Adam Michael Kelly’s omnibus hearing began May 10 and has been continued into the following Friday, May 17, but his pretrial date remains set at May 31, with his trial dates scheduled to follow June 10-12.

Kelly, 38, was handed a total of 10 charges at his April 2 arraignment by the Jefferson County Prosecutor’s Office, including not only the controlled substances homicide, but also six counts of sale, delivery or possession with intent to sell or deliver a “legend drug” in a school zone.

A legend drug is one that’s been approved by the U.S. Food and Drug Administration, but can only be dispensed to the public with a prescription from a medical doctor or other licensed practitioner.

Kelly has also been charged with one count each of manufacture of a counterfeit controlled substance, possession of a punch die, possession of a controlled substance (heroin) and unlawful use of a building, all in a school zone.

The investigation arose from the death of Bramson, 43, whom Jefferson Health Care Center medical personnel found at the hospital March 27, unconscious in a vehicle in the parking lot.

Bramson was pronounced dead of an apparent drug overdose at the hospital that same day, and investigations into his death led officers to Kelly’s 12th Street residence in Port Townsend, which in turn led to the discovery of hazardous materials, from which investigators drew the conclusion that the residence was being used as a drug lab.

On March 28, the Port Townsend Police Department applied for and was granted a search warrant for the residence, and Kelly was taken into custody for the initial charges of controlled substances homicide, possession with intent to manufacture or deliver a controlled substance, and unlawful use of a building for drug purposes.

Kelly was arraigned March 29 in Jefferson County Superior Court, the same day an anonymous informant told Jefferson County Sheriff’s Detective Derek Allen that Kelly’s main location of illicit and illegal operations was separate from his 12th Street residence.

A second search warrant was executed, this time on a property that Kelly was renting at 40 Seton Rd., where officers located multiple pieces of equipment for operating a lab, as well as a white powdery substance similar to that located in the lab at Kelly’s residence.

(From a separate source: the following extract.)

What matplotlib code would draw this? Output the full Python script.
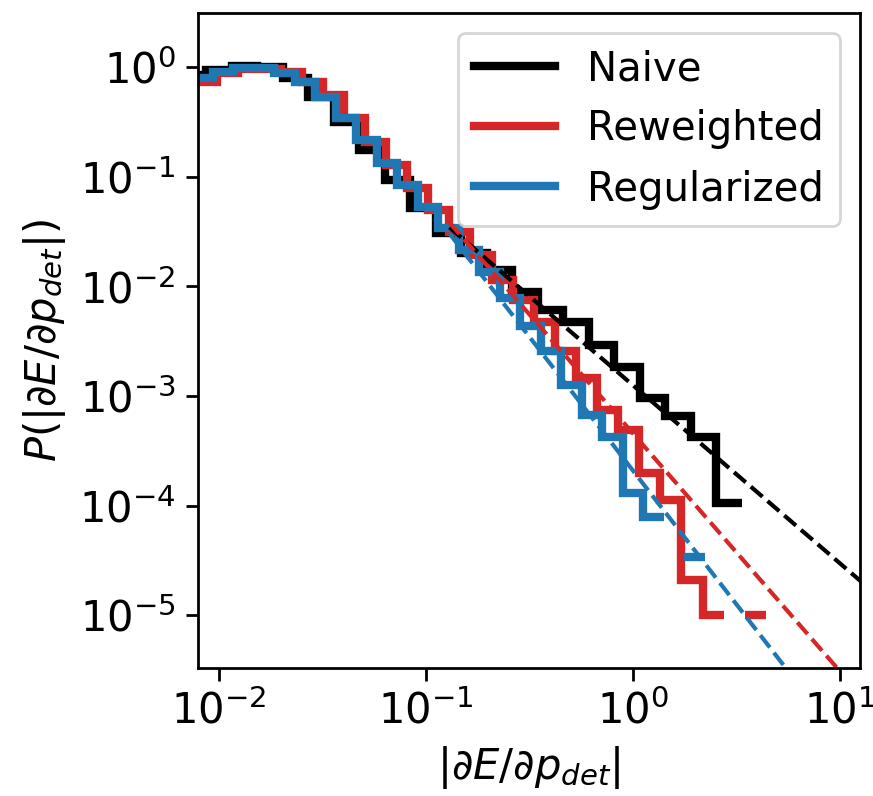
import numpy as np
import matplotlib
matplotlib.use("Agg")
import matplotlib.pyplot as plt

# histogram heights, bins are log-spaced between the given log10 limits
naive_bins = (-2.184, 0.526)
naive_vals = [0.846, 0.939, 1.02, 1.0, 0.794, 0.533, 0.315, 0.175, 0.0933, 0.0519,
              0.0307, 0.0202, 0.0141, 0.0089, 0.0061, 0.0047, 0.0029, 0.00184,
              0.00096, 0.00066, 0.00042, 0.000106]

reweighted_bins = (-2.110, 0.6425)
reweighted_vals = [0.730, 0.882, 0.959, 0.959, 0.900, 0.730, 0.556, 0.343, 0.207, 0.128,
                   0.0789, 0.0497, 0.0313, 0.0193, 0.0114, 0.0075, 0.0047, 0.0026,
                   0.00146, 0.00075, 0.00049, 0.000199, 0.000113, 2.1e-5, 1.01e-5,
                   np.nan, 1.01e-5]

regularized_bins = (-2.128, 0.348)
regularized_vals = [0.794, 0.900, 0.979, 0.979, 0.882, 0.730, 0.533, 0.343, 0.216, 0.133,
                    0.084, 0.053, 0.0341, 0.0215, 0.0135, 0.0078, 0.0044, 0.0026,
                    0.00126, 0.00067, 0.00042, 0.000131, 7.9e-5, np.nan, 3.4e-5]

# power-law fits (end points)
fit_x = [0.13, 20.0]
naive_fit = [0.0345, 9.7e-6]
reweighted_fit = [0.0382, 6.9e-7]
regularized_fit = [0.0303, 1.41e-7]

plt.rcParams['font.size'] = 15

fig = plt.figure(figsize=(873 / 200, 796 / 200), dpi=200)
ax = fig.add_axes([0.2268, 0.1608, 0.7583, 0.8229])

series = [
    ("Naive", naive_bins, naive_vals, naive_fit, "black"),
    ("Reweighted", reweighted_bins, reweighted_vals, reweighted_fit, "tab:red"),
    ("Regularized", regularized_bins, regularized_vals, regularized_fit, "tab:blue"),
]

for name, (lo, hi), vals, fit, col in series:
    edges = np.logspace(lo, hi, len(vals) + 1)
    ax.stairs(vals, edges, color=col, lw=3, label=name, baseline=None)

for name, (lo, hi), vals, fit, col in series:
    ax.plot(fit_x, fit, "--", color=col, lw=1.5)

ax.set_xscale("log")
ax.set_yscale("log")
ax.set_xlim(10 ** -2.101, 10 ** 1.097)
ax.set_ylim(3.32e-6, 3.11)
ax.minorticks_off()
ax.tick_params(length=4.5, width=1)
for s in ax.spines.values():
    s.set_linewidth(1)

ax.set_xlabel(r"$|\partial E/\partial p_{det}|$")
ax.set_ylabel(r"$P(|\partial E/\partial p_{det}|)$")
ax.legend(loc="upper right", fontsize=14.5)

fig.savefig("out.png", dpi=200)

Stuart wrote that information obtained led officers to believe Kelly was operating internationally, with the rented property serving as his main drug lab.

Drug Enforcement Administration agents on scene advised local officers that Kelly had received, paid or transferred upwards of $26,000 in one day, two days prior to their investigation.

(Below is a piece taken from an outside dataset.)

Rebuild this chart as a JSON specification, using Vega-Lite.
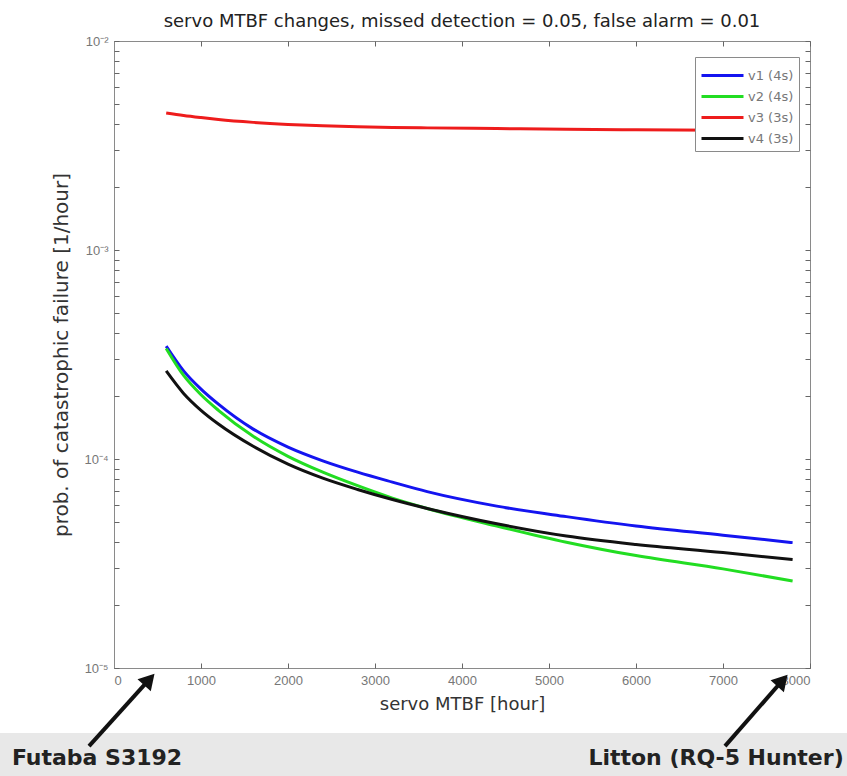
{
  "$schema": "https://vega.github.io/schema/vega-lite/v6.json",
  "width": 696,
  "height": 627,
  "autosize": {"type": "none"},
  "padding": {"left": 114, "top": 41, "right": 37, "bottom": 108},
  "background": "white",
  "title": {
    "text": "servo MTBF changes, missed detection = 0.05, false alarm = 0.01",
    "font": "DejaVu Sans",
    "fontSize": 18,
    "fontWeight": "normal",
    "color": "#222222",
    "offset": 4
  },
  "config": {
    "view": {"stroke": "#8a8a8a", "strokeWidth": 1},
    "axis": {
      "grid": false,
      "domainColor": "#8a8a8a",
      "tickColor": "#666666",
      "tickWidth": 1,
      "tickSize": 5,
      "labelFont": "Liberation Sans",
      "labelFontSize": 13,
      "labelColor": "#777777",
      "titleFont": "DejaVu Sans",
      "titleFontWeight": "normal",
      "titleColor": "#333333",
      "labelOverlap": false
    }
  },
  "datasets": {
    "curves": [
      {"series": "v1 (4s)", "mtbf": 600, "p": 0.000347},
      {"series": "v1 (4s)", "mtbf": 800, "p": 0.000264},
      {"series": "v1 (4s)", "mtbf": 1000, "p": 0.000216},
      {"series": "v1 (4s)", "mtbf": 1200, "p": 0.000183},
      {"series": "v1 (4s)", "mtbf": 1600, "p": 0.000139},
      {"series": "v1 (4s)", "mtbf": 2000, "p": 0.000114},
      {"series": "v1 (4s)", "mtbf": 2400, "p": 0.000098},
      {"series": "v1 (4s)", "mtbf": 2800, "p": 0.0000865},
      {"series": "v1 (4s)", "mtbf": 3200, "p": 0.0000775},
      {"series": "v1 (4s)", "mtbf": 3600, "p": 0.0000698},
      {"series": "v1 (4s)", "mtbf": 4400, "p": 0.0000595},
      {"series": "v1 (4s)", "mtbf": 5200, "p": 0.000053},
      {"series": "v1 (4s)", "mtbf": 6000, "p": 0.0000478},
      {"series": "v1 (4s)", "mtbf": 7000, "p": 0.0000432},
      {"series": "v1 (4s)", "mtbf": 7800, "p": 0.0000398},
      {"series": "v2 (4s)", "mtbf": 600, "p": 0.000338},
      {"series": "v2 (4s)", "mtbf": 800, "p": 0.000251},
      {"series": "v2 (4s)", "mtbf": 1000, "p": 0.000203},
      {"series": "v2 (4s)", "mtbf": 1200, "p": 0.000171},
      {"series": "v2 (4s)", "mtbf": 1600, "p": 0.0001285},
      {"series": "v2 (4s)", "mtbf": 2000, "p": 0.000103},
      {"series": "v2 (4s)", "mtbf": 2400, "p": 0.0000865},
      {"series": "v2 (4s)", "mtbf": 2800, "p": 0.0000745},
      {"series": "v2 (4s)", "mtbf": 3200, "p": 0.000065},
      {"series": "v2 (4s)", "mtbf": 3600, "p": 0.000058},
      {"series": "v2 (4s)", "mtbf": 4400, "p": 0.0000478},
      {"series": "v2 (4s)", "mtbf": 5200, "p": 0.00004},
      {"series": "v2 (4s)", "mtbf": 6000, "p": 0.0000345},
      {"series": "v2 (4s)", "mtbf": 7000, "p": 0.0000298},
      {"series": "v2 (4s)", "mtbf": 7800, "p": 0.0000261},
      {"series": "v3 (3s)", "mtbf": 600, "p": 0.00452},
      {"series": "v3 (3s)", "mtbf": 800, "p": 0.0044},
      {"series": "v3 (3s)", "mtbf": 1000, "p": 0.0043},
      {"series": "v3 (3s)", "mtbf": 1200, "p": 0.00421},
      {"series": "v3 (3s)", "mtbf": 1600, "p": 0.00408},
      {"series": "v3 (3s)", "mtbf": 2000, "p": 0.00399},
      {"series": "v3 (3s)", "mtbf": 2400, "p": 0.00393},
      {"series": "v3 (3s)", "mtbf": 2800, "p": 0.00389},
      {"series": "v3 (3s)", "mtbf": 3200, "p": 0.00386},
      {"series": "v3 (3s)", "mtbf": 3600, "p": 0.00384},
      {"series": "v3 (3s)", "mtbf": 4400, "p": 0.00381},
      {"series": "v3 (3s)", "mtbf": 5200, "p": 0.00378},
      {"series": "v3 (3s)", "mtbf": 6000, "p": 0.00376},
      {"series": "v3 (3s)", "mtbf": 7000, "p": 0.00374},
      {"series": "v3 (3s)", "mtbf": 7800, "p": 0.00372},
      {"series": "v4 (3s)", "mtbf": 600, "p": 0.000264},
      {"series": "v4 (3s)", "mtbf": 800, "p": 0.000206},
      {"series": "v4 (3s)", "mtbf": 1000, "p": 0.000171},
      {"series": "v4 (3s)", "mtbf": 1200, "p": 0.000147},
      {"series": "v4 (3s)", "mtbf": 1600, "p": 0.000115},
      {"series": "v4 (3s)", "mtbf": 2000, "p": 0.0000945},
      {"series": "v4 (3s)", "mtbf": 2400, "p": 0.000081},
      {"series": "v4 (3s)", "mtbf": 2800, "p": 0.0000715},
      {"series": "v4 (3s)", "mtbf": 3200, "p": 0.000064},
      {"series": "v4 (3s)", "mtbf": 3600, "p": 0.000058},
      {"series": "v4 (3s)", "mtbf": 4400, "p": 0.000049},
      {"series": "v4 (3s)", "mtbf": 5200, "p": 0.0000428},
      {"series": "v4 (3s)", "mtbf": 6000, "p": 0.000039},
      {"series": "v4 (3s)", "mtbf": 7000, "p": 0.0000357},
      {"series": "v4 (3s)", "mtbf": 7800, "p": 0.000033}
    ],
    "arrows": [
      {"device": "Futaba S3192", "x": -287, "y": 0.00000423, "xh": 406, "yh": 0.00000882},
      {"device": "Litton (RQ-5 Hunter)", "x": 7023, "y": 0.00000423, "xh": 7683, "yh": 0.00000871}
    ],
    "notes": [
      {"label": "Futaba S3192", "x": -195, "y": 0.00000371},
      {"label": "Litton (RQ-5 Hunter)", "x": 6920, "y": 0.00000371}
    ]
  },
  "layer": [
    {
      "data": {"values": [{}]},
      "mark": {"type": "rect", "color": "#e8e8e8"},
      "encoding": {
        "x": {"datum": -1400, "type": "quantitative", "scale": {"domain": [0, 8000], "nice": false}, "axis": null},
        "x2": {"datum": 8700},
        "y": {"datum": 0.00000489, "type": "quantitative", "scale": {"type": "log", "domain": [0.00001, 0.01], "nice": false}, "axis": null},
        "y2": {"datum": 0.000002}
      }
    },
    {
      "data": {"name": "curves"},
      "mark": {"type": "line", "strokeWidth": 3, "interpolate": "monotone", "clip": true},
      "encoding": {
        "x": {
          "field": "mtbf", "type": "quantitative",
          "scale": {"domain": [0, 8000], "nice": false},
          "axis": {
            "orient": "bottom",
            "values": [0, 1000, 2000, 3000, 4000, 5000, 6000, 7000, 8000],
            "format": "d",
            "ticks": false,
            "labelPadding": 6,
            "title": "servo MTBF [hour]",
            "titleFontSize": 18,
            "titlePadding": 8
          }
        },
        "y": {
          "field": "p", "type": "quantitative",
          "scale": {"type": "log", "domain": [0.00001, 0.01], "nice": false},
          "axis": {
            "orient": "left",
            "values": [0.00001, 0.0001, 0.001, 0.01],
            "labelExpr": "datum.value == 0.01 ? '10⁻²' : datum.value == 0.001 ? '10⁻³' : datum.value == 0.0001 ? '10⁻⁴' : datum.value == 0.00001 ? '10⁻⁵' : ''",
            "ticks": false,
            "labelPadding": 6,
            "title": "prob. of catastrophic failure [1/hour]",
            "titleFontSize": 20,
            "titlePadding": 12
          }
        },
        "color": {
          "field": "series", "type": "nominal",
          "scale": {
            "domain": ["v1 (4s)", "v2 (4s)", "v3 (3s)", "v4 (3s)"],
            "range": ["#1414f0", "#22dd22", "#ee1c1c", "#111111"]
          },
          "legend": {
            "orient": "none",
            "legendX": 581,
            "legendY": 16,
            "title": null,
            "symbolType": "M-1,0H2.5",
            "symbolSize": 576,
            "symbolStrokeWidth": 3,
            "labelFont": "DejaVu Sans",
            "labelFontSize": 13,
            "labelColor": "#777777",
            "labelOffset": 21,
            "labelExpr": "datum.label + '  '",
            "strokeColor": "#8a8a8a",
            "fillColor": "white",
            "padding": 5,
            "rowPadding": 0
          }
        }
      }
    },
    {
      "data": {"name": "curves"},
      "mark": {"type": "point", "opacity": 0},
      "encoding": {
        "x": {
          "field": "mtbf", "type": "quantitative",
          "scale": {"domain": [0, 8000], "nice": false},
          "axis": {"orient": "top", "offset": -627, "domain": false, "values": [0, 1000, 2000, 3000, 4000, 5000, 6000, 7000, 8000], "labels": false, "title": null}
        },
        "y": {
          "field": "p", "type": "quantitative",
          "scale": {"type": "log", "domain": [0.00001, 0.01], "nice": false},
          "axis": {
            "orient": "right", "offset": -696, "domain": false,
            "values": [0.00001, 0.00002, 0.00003, 0.00004, 0.00005, 0.00006, 0.00007, 0.00008, 0.00009, 0.0001, 0.0002, 0.0003, 0.0004, 0.0005, 0.0006, 0.0007, 0.0008, 0.0009, 0.001, 0.002, 0.003, 0.004, 0.005, 0.006, 0.007, 0.008, 0.009, 0.01],
            "labels": false, "title": null
          }
        }
      }
    },
    {
      "data": {"name": "curves"},
      "mark": {"type": "point", "opacity": 0},
      "encoding": {
        "x": {
          "field": "mtbf", "type": "quantitative",
          "scale": {"domain": [0, 8000], "nice": false},
          "axis": {"orient": "bottom", "offset": -627, "domain": false, "values": [0, 1000, 2000, 3000, 4000, 5000, 6000, 7000, 8000], "labels": false, "title": null}
        },
        "y": {
          "field": "p", "type": "quantitative",
          "scale": {"type": "log", "domain": [0.00001, 0.01], "nice": false},
          "axis": {
            "orient": "left", "offset": -696, "domain": false,
            "values": [0.00001, 0.00002, 0.00003, 0.00004, 0.00005, 0.00006, 0.00007, 0.00008, 0.00009, 0.0001, 0.0002, 0.0003, 0.0004, 0.0005, 0.0006, 0.0007, 0.0008, 0.0009, 0.001, 0.002, 0.003, 0.004, 0.005, 0.006, 0.007, 0.008, 0.009, 0.01],
            "labels": false, "title": null
          }
        }
      }
    },
    {
      "data": {"name": "arrows"},
      "mark": {"type": "rule", "strokeWidth": 4, "color": "#111111"},
      "encoding": {
        "x": {"field": "x", "type": "quantitative", "scale": {"domain": [0, 8000], "nice": false}, "axis": null},
        "x2": {"field": "xh"},
        "y": {"field": "y", "type": "quantitative", "scale": {"type": "log", "domain": [0.00001, 0.01], "nice": false}, "axis": null},
        "y2": {"field": "yh"}
      }
    },
    {
      "data": {"name": "arrows"},
      "mark": {"type": "point", "shape": "triangle-up", "filled": true, "color": "#111111", "opacity": 1, "size": 320, "angle": 42},
      "encoding": {
        "x": {"field": "xh", "type": "quantitative", "scale": {"domain": [0, 8000], "nice": false}, "axis": null},
        "y": {"field": "yh", "type": "quantitative", "scale": {"type": "log", "domain": [0.00001, 0.01], "nice": false}, "axis": null}
      }
    },
    {
      "data": {"name": "notes"},
      "mark": {"type": "text", "font": "DejaVu Sans", "fontWeight": "bold", "fontSize": 22, "color": "#222222", "align": "center", "baseline": "middle"},
      "encoding": {
        "x": {"field": "x", "type": "quantitative", "scale": {"domain": [0, 8000], "nice": false}, "axis": null},
        "y": {"field": "y", "type": "quantitative", "scale": {"type": "log", "domain": [0.00001, 0.01], "nice": false}, "axis": null},
        "text": {"field": "label"}
      }
    }
  ],
  "resolve": {"axis": {"x": "independent", "y": "independent"}}
}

Officers found Bramson’s eyeglasses, sweatshirt and cellphone at Kelly’s residence, where Kelly and a witness confirmed Bramson had visited, with the witness adding that “Kelly told her, ‘I gave him (presumably Bramson) the shot that killed him.’”

Kelly denied providing Bramson with any drugs other than Narcan, one shot in each leg, in an attempt to revive him, but the witness also claimed Kelly had refused her request to call 911, after he’d injected Bramson with the Narcan.

Emmanuel Lacsina conducted an autopsy of Bramson at the Kosec Funeral Home in Port Townsend March 28, and identified bruising on Bramson’s arms consistent with the “track marks” commonly found on intravenous drug users.

Lacsina also told Jefferson County Sheriff’s Detective Shane Stevenson that both of Bramson’s lungs contained pulmonary edema fluid, which he stated was indicative of an opioid overdose.

Jefferson Associated Counsel was appointed as Kelly’s lawyer April 2, and although counsel requested Kelly’s bail be reduced by as much as half, his bail remains set at $500,000 cash or bond.